§ **Source excerpt**:
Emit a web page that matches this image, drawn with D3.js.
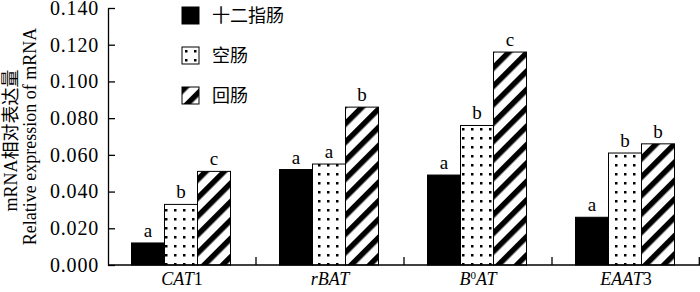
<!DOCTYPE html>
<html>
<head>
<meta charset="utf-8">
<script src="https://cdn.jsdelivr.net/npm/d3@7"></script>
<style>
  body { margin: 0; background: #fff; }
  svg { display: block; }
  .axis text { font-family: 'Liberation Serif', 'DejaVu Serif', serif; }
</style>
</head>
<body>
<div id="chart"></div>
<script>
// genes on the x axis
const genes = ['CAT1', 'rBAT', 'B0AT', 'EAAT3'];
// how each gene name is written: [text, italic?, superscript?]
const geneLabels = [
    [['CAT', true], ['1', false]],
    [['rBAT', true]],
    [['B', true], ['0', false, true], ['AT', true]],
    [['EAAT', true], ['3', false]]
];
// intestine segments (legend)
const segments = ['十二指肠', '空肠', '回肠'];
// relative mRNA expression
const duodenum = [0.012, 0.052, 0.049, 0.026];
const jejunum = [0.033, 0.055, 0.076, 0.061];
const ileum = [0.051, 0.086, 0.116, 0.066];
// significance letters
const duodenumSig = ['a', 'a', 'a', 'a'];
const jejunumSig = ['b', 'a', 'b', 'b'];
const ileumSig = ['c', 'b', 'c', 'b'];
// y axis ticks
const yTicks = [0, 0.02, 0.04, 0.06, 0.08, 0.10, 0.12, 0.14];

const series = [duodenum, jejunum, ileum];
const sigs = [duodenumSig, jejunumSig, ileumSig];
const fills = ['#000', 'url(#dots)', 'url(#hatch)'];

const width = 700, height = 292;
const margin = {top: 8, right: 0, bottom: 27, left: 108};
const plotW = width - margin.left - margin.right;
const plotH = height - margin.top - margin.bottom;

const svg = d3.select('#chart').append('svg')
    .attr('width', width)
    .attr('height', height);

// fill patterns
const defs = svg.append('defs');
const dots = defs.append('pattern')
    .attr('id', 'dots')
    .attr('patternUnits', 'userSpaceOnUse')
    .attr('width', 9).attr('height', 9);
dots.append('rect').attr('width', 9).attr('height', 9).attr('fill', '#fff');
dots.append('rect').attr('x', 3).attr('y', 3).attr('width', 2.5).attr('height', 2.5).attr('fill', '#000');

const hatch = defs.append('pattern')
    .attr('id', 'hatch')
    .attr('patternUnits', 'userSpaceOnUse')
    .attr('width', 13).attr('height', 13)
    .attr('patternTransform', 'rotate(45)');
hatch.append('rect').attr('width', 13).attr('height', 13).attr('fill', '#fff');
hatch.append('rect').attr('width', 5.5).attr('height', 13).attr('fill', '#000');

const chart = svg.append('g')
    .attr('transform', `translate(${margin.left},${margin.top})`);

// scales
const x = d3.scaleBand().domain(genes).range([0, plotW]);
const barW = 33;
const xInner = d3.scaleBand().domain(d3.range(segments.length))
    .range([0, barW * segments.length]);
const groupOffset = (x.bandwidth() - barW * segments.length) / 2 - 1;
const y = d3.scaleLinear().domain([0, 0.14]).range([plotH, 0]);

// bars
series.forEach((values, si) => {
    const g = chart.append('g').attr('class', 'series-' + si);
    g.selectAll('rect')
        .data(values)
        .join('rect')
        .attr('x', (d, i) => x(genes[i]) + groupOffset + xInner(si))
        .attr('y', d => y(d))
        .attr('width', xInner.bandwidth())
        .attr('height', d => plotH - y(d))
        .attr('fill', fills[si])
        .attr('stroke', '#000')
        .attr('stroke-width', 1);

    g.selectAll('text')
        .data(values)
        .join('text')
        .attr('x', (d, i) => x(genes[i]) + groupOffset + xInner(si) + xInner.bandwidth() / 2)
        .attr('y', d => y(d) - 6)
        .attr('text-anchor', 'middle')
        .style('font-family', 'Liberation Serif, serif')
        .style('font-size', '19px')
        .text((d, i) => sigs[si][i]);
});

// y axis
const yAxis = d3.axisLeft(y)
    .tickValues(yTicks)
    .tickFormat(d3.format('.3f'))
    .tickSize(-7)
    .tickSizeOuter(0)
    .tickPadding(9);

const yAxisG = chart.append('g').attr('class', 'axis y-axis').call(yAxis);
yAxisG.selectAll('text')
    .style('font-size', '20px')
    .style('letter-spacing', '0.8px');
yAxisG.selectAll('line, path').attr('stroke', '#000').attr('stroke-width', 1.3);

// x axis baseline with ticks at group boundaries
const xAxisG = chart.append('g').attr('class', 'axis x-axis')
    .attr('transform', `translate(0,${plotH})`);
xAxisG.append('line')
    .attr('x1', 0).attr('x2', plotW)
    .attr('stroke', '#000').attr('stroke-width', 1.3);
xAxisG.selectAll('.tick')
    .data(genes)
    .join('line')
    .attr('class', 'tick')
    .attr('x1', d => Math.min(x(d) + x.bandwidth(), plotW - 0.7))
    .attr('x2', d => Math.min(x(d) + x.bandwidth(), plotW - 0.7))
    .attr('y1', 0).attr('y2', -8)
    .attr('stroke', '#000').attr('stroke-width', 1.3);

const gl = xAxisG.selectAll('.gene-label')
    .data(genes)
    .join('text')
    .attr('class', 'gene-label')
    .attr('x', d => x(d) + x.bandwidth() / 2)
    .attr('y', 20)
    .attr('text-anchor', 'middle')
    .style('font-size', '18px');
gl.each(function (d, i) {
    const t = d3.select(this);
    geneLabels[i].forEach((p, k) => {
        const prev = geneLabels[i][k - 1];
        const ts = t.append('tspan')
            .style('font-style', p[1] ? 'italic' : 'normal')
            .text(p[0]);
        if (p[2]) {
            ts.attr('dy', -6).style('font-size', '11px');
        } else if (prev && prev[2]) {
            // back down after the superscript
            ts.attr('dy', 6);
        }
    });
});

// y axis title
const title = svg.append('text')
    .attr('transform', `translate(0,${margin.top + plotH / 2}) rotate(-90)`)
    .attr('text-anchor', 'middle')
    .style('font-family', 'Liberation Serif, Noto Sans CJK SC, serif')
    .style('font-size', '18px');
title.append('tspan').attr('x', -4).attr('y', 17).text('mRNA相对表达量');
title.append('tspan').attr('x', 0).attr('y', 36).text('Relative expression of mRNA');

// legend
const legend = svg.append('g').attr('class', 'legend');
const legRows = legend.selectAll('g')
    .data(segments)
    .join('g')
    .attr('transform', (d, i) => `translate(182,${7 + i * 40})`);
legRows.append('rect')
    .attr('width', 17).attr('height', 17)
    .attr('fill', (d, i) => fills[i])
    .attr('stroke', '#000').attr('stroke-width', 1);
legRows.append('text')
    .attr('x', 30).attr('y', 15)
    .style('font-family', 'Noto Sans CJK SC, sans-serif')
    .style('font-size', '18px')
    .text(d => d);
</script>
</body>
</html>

§ **Prompt**:
Exclude the images, then output the data above word for word.

§ **Worked solution**:
Emit a web page that matches this image, drawn with D3.js.
<!DOCTYPE html>
<html>
<head>
<meta charset="utf-8">
<script src="https://cdn.jsdelivr.net/npm/d3@7"></script>
<style>
  body { margin: 0; background: #fff; }
  svg { display: block; }
  .axis text { font-family: 'Liberation Serif', 'DejaVu Serif', serif; }
</style>
</head>
<body>
<div id="chart"></div>
<script>
// genes on the x axis
const genes = ['CAT1', 'rBAT', 'B0AT', 'EAAT3'];
// how each gene name is written: [text, italic?, superscript?]
const geneLabels = [
    [['CAT', true], ['1', false]],
    [['rBAT', true]],
    [['B', true], ['0', false, true], ['AT', true]],
    [['EAAT', true], ['3', false]]
];
// intestine segments (legend)
const segments = ['十二指肠', '空肠', '回肠'];
// relative mRNA expression
const duodenum = [0.012, 0.052, 0.049, 0.026];
const jejunum = [0.033, 0.055, 0.076, 0.061];
const ileum = [0.051, 0.086, 0.116, 0.066];
// significance letters
const duodenumSig = ['a', 'a', 'a', 'a'];
const jejunumSig = ['b', 'a', 'b', 'b'];
const ileumSig = ['c', 'b', 'c', 'b'];
// y axis ticks
const yTicks = [0, 0.02, 0.04, 0.06, 0.08, 0.10, 0.12, 0.14];

const series = [duodenum, jejunum, ileum];
const sigs = [duodenumSig, jejunumSig, ileumSig];
const fills = ['#000', 'url(#dots)', 'url(#hatch)'];

const width = 700, height = 292;
const margin = {top: 8, right: 0, bottom: 27, left: 108};
const plotW = width - margin.left - margin.right;
const plotH = height - margin.top - margin.bottom;

const svg = d3.select('#chart').append('svg')
    .attr('width', width)
    .attr('height', height);

// fill patterns
const defs = svg.append('defs');
const dots = defs.append('pattern')
    .attr('id', 'dots')
    .attr('patternUnits', 'userSpaceOnUse')
    .attr('width', 9).attr('height', 9);
dots.append('rect').attr('width', 9).attr('height', 9).attr('fill', '#fff');
dots.append('rect').attr('x', 3).attr('y', 3).attr('width', 2.5).attr('height', 2.5).attr('fill', '#000');

const hatch = defs.append('pattern')
    .attr('id', 'hatch')
    .attr('patternUnits', 'userSpaceOnUse')
    .attr('width', 13).attr('height', 13)
    .attr('patternTransform', 'rotate(45)');
hatch.append('rect').attr('width', 13).attr('height', 13).attr('fill', '#fff');
hatch.append('rect').attr('width', 5.5).attr('height', 13).attr('fill', '#000');

const chart = svg.append('g')
    .attr('transform', `translate(${margin.left},${margin.top})`);

// scales
const x = d3.scaleBand().domain(genes).range([0, plotW]);
const barW = 33;
const xInner = d3.scaleBand().domain(d3.range(segments.length))
    .range([0, barW * segments.length]);
const groupOffset = (x.bandwidth() - barW * segments.length) / 2 - 1;
const y = d3.scaleLinear().domain([0, 0.14]).range([plotH, 0]);

// bars
series.forEach((values, si) => {
    const g = chart.append('g').attr('class', 'series-' + si);
    g.selectAll('rect')
        .data(values)
        .join('rect')
        .attr('x', (d, i) => x(genes[i]) + groupOffset + xInner(si))
        .attr('y', d => y(d))
        .attr('width', xInner.bandwidth())
        .attr('height', d => plotH - y(d))
        .attr('fill', fills[si])
        .attr('stroke', '#000')
        .attr('stroke-width', 1);

    g.selectAll('text')
        .data(values)
        .join('text')
        .attr('x', (d, i) => x(genes[i]) + groupOffset + xInner(si) + xInner.bandwidth() / 2)
        .attr('y', d => y(d) - 6)
        .attr('text-anchor', 'middle')
        .style('font-family', 'Liberation Serif, serif')
        .style('font-size', '19px')
        .text((d, i) => sigs[si][i]);
});

// y axis
const yAxis = d3.axisLeft(y)
    .tickValues(yTicks)
    .tickFormat(d3.format('.3f'))
    .tickSize(-7)
    .tickSizeOuter(0)
    .tickPadding(9);

const yAxisG = chart.append('g').attr('class', 'axis y-axis').call(yAxis);
yAxisG.selectAll('text')
    .style('font-size', '20px')
    .style('letter-spacing', '0.8px');
yAxisG.selectAll('line, path').attr('stroke', '#000').attr('stroke-width', 1.3);

// x axis baseline with ticks at group boundaries
const xAxisG = chart.append('g').attr('class', 'axis x-axis')
    .attr('transform', `translate(0,${plotH})`);
xAxisG.append('line')
    .attr('x1', 0).attr('x2', plotW)
    .attr('stroke', '#000').attr('stroke-width', 1.3);
xAxisG.selectAll('.tick')
    .data(genes)
    .join('line')
    .attr('class', 'tick')
    .attr('x1', d => Math.min(x(d) + x.bandwidth(), plotW - 0.7))
    .attr('x2', d => Math.min(x(d) + x.bandwidth(), plotW - 0.7))
    .attr('y1', 0).attr('y2', -8)
    .attr('stroke', '#000').attr('stroke-width', 1.3);

const gl = xAxisG.selectAll('.gene-label')
    .data(genes)
    .join('text')
    .attr('class', 'gene-label')
    .attr('x', d => x(d) + x.bandwidth() / 2)
    .attr('y', 20)
    .attr('text-anchor', 'middle')
    .style('font-size', '18px');
gl.each(function (d, i) {
    const t = d3.select(this);
    geneLabels[i].forEach((p, k) => {
        const prev = geneLabels[i][k - 1];
        const ts = t.append('tspan')
            .style('font-style', p[1] ? 'italic' : 'normal')
            .text(p[0]);
        if (p[2]) {
            ts.attr('dy', -6).style('font-size', '11px');
        } else if (prev && prev[2]) {
            // back down after the superscript
            ts.attr('dy', 6);
        }
    });
});

// y axis title
const title = svg.append('text')
    .attr('transform', `translate(0,${margin.top + plotH / 2}) rotate(-90)`)
    .attr('text-anchor', 'middle')
    .style('font-family', 'Liberation Serif, Noto Sans CJK SC, serif')
    .style('font-size', '18px');
title.append('tspan').attr('x', -4).attr('y', 17).text('mRNA相对表达量');
title.append('tspan').attr('x', 0).attr('y', 36).text('Relative expression of mRNA');

// legend
const legend = svg.append('g').attr('class', 'legend');
const legRows = legend.selectAll('g')
    .data(segments)
    .join('g')
    .attr('transform', (d, i) => `translate(182,${7 + i * 40})`);
legRows.append('rect')
    .attr('width', 17).attr('height', 17)
    .attr('fill', (d, i) => fills[i])
    .attr('stroke', '#000').attr('stroke-width', 1);
legRows.append('text')
    .attr('x', 30).attr('y', 15)
    .style('font-family', 'Noto Sans CJK SC, sans-serif')
    .style('font-size', '18px')
    .text(d => d);
</script>
</body>
</html>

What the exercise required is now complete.